NYU Undergrads Accused of Plagiarism
Posted by: Louis Lavelle on July 18, 2011
A tell-all blog post by a New York University professor claims that more than 20 business students at the elite private university plagiarized portions of the work they submitted for one of his classes. Criticism by students in their evaluation of the professor resulted in a financial penalty for him, he says.
Panagiotis Ipeirotis, a computer science professor at NYU’s Stern School of Business, discovered the plagiarism in his fall undergraduate class using Turnitin, a service that compares student writing against a huge database of published and unpublished sources. In all, 22 of the 108 students in the class admitted using their classmates’ answers, or unattributed internet sources such as journals, on assignments, he wrote. Most of the assignments included at least 20 percent plagiarized material, and in some cases far more. All received negative grades for the plagiarized assignments. Two of the students ultimately left the class.
One student emailed Ipeirotis a creative explanation involving a vacation, his best friend’s grandmother, and a huge miscommunication to clarify why his paper was 97 percent similar to a paper submitted for the same class in 2009. After learning that the paper had been processed by Turnitin, the student turned in a new assignment. The second paper was 57 percent copied from the 2009 assignment. After a three-hour discussion with Ipeirotis, the student did not return to class.
In a spreadsheet project—a modified version of one previously used in 2006—students turned in assignments that bore the names of their classmates, or the names of past Ph.D. students who prepared the solution key in 2006. As the result of that assignment, another repeat cheater did not return to class.
Ipeirotis was stunned at the extent of the cheating.
"I was surprised by the number," he said in an interview with Bloomberg Businessweek. "I was locating the occasional case in my prior years, but such a percentage was a big surprise."
After announcing his intention to report the cheating to the dean unless students turned themselves in, Ipeirotis said, class became contentious and awkward, and his teaching evaluations suffered. His typical evaluation in this class, 6.0 to 6.5 out of 7.0, fell to 5.3. In his blog post, Ipeirotis wrote that Associate Dean Susan Greenbaum and the department chair "'expressed their appreciation' for...chasing such cases." But his "yearly salary increase was the lowest ever, and significantly lower than inflation, as my 'teaching evaluations took a hit this year,'" he wrote.
In an interview, Greenbaum told Bloomberg Businessweek that she could not comment about Ipeirotis' evaluation or pay, or what happened to the students. But she noted that Stern freshmen are given exercises in avoiding plagiarism and reminded of their responsibilities throughout their time at the school. "I want to reinforce that we care very deeply about this issue," she says. "Holding students to this standard is hard work."
Ipeirotis wrote that the experience absolutely wasn't worth it.
"I doubt that I will be checking again for cheaters.," he wrote. "I am not a policeman fighting crime. My role is to educate and teach, not to enforce honest behavior. This is a university, not a kindergarten."

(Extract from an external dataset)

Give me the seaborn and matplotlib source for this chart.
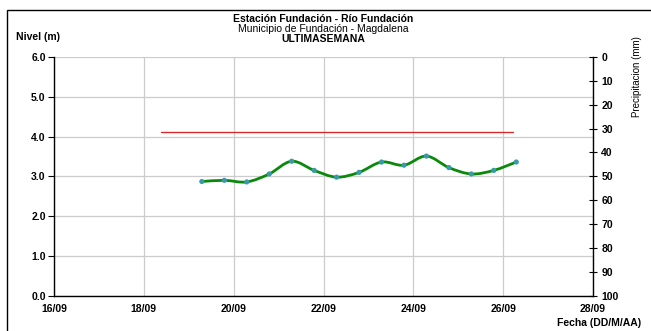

Next year, he said he would place more of an emphasis on using assignments that make it more difficult to cheat: original research and in-class presentations making use of public data, for example. He said he thought these types of assignments would focus his students' competitive energy constructively.
Stern's Code of Ethical Conduct prohibits "plagiarism, misrepresentation, and falsification of data." Punishment is on a case-by-case basis, but can include a note on the students' transcript that explicitly states that they cheated, which some employers and graduate schools treat as an automatic disqualification. But harsh punishment can be a mixed blessing. Ipeirotis said a fear of such sanctions means some professors might not fully enforce the policy.
Unless business schools change the structure of assignments or evaluations, Ipeirotis' experience won't be the last one.
"I think students respond to incentives," he said. "They feel if they can cheat and get away with it, and probability of getting caught is low, they'll do it."